The next small plate that we ordered, the Strangolapreti, was just named by TimeOut Chicago in their top 100 appetizer and side dishes of 2017. This dish features four small spinach and ricotta dumplings with a bit of an aioli like sauce for dipping. It didn’t wow Erin or I like it wowed other friends who have dined at Income Tax, but they were well cooked with a fantastic light and fluffy texture bolstered by the flavor of the sauce served with it.
After the Strangolapreti we were served the Flammenkuchen, a tart with Fromage Blanc (a white cheese from the northern France and southern Belgium) topped with onion and bacon.

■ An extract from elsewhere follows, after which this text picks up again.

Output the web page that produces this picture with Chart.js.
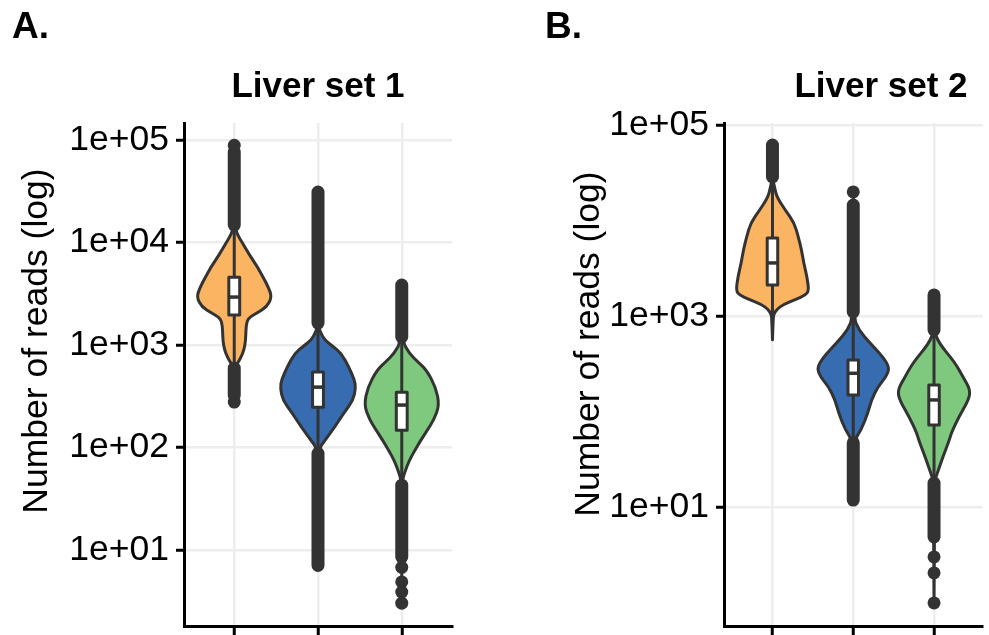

The tartness of the Fromage Blanc and crispiness of the outer exterior of dough alongside savory bacon and sweet onions made it a rich tasting yet lighter dish before delving into our entrees for the night.
We were served all of our entrees around the same time but the Carrot Agnolotti arrived a bit before our steak dish. I heard rave reviews about this particular entree, but we were unsure whether to order it because Erin wasn’t sure if she liked or wanted to try veal sweetbreads (the pancreas of a calf), but the waitress assured us that the sweetbreads were not a main component of the dish and that we would enjoy it. Good call because it was the stand out dish of the night! The dish features the aforementioned veal sweetbreads, mushrooms, and basil atop thick pasta in a hearty and buttery sauce that made for a unique and flavorful pasta dish. If you ever find yourself at Income Tax this is a must-try entree.
The other main entree that Erin and I ordered was the Grilled Dry-Aged Sirloin which came with a risotto with arugula butter topped with balsamic. The steak was masterfully cooked, with a tender and juicy center, but it lacked a strong flavor, perhaps under-seasoned or topped with too little sauce. The risotto it was served with was solid, with the arugula butter and balsamic adding a unique and sweet touch to this fine dining staple.
After the entrees it was time to make the age old debate of whether dessert should be had or skipped. Our waitress came by with a very small dessert menu, and nothing particularly jumped out to us as anything too special but our addiction to chocolate was far too strong, as we ordered the Chocolate Mousse with Sea Salt. It was as advertised, a decadent and creamy chocolate mouse topped with whip cream and sea salt, making for a stellar sweet and salty flavor combination. I enjoyed the dessert but thought it was a standard mousse and nothing too special while Erin absolutely loved it.
Income Tax is a reminder that not all good food is found in the West Loop, River North, or Logan Square areas of Chicago. The city has a ton of neighborhoods with an expansive list of amazing restaurants. While Edgewater can be quite the trek north for some the neighborhood’s restaurants are a reason to come visit the laid back and charming area, and Income Tax is a whole reason in and of itself to come up north for some fantastic service and delicious modern European food and drinks.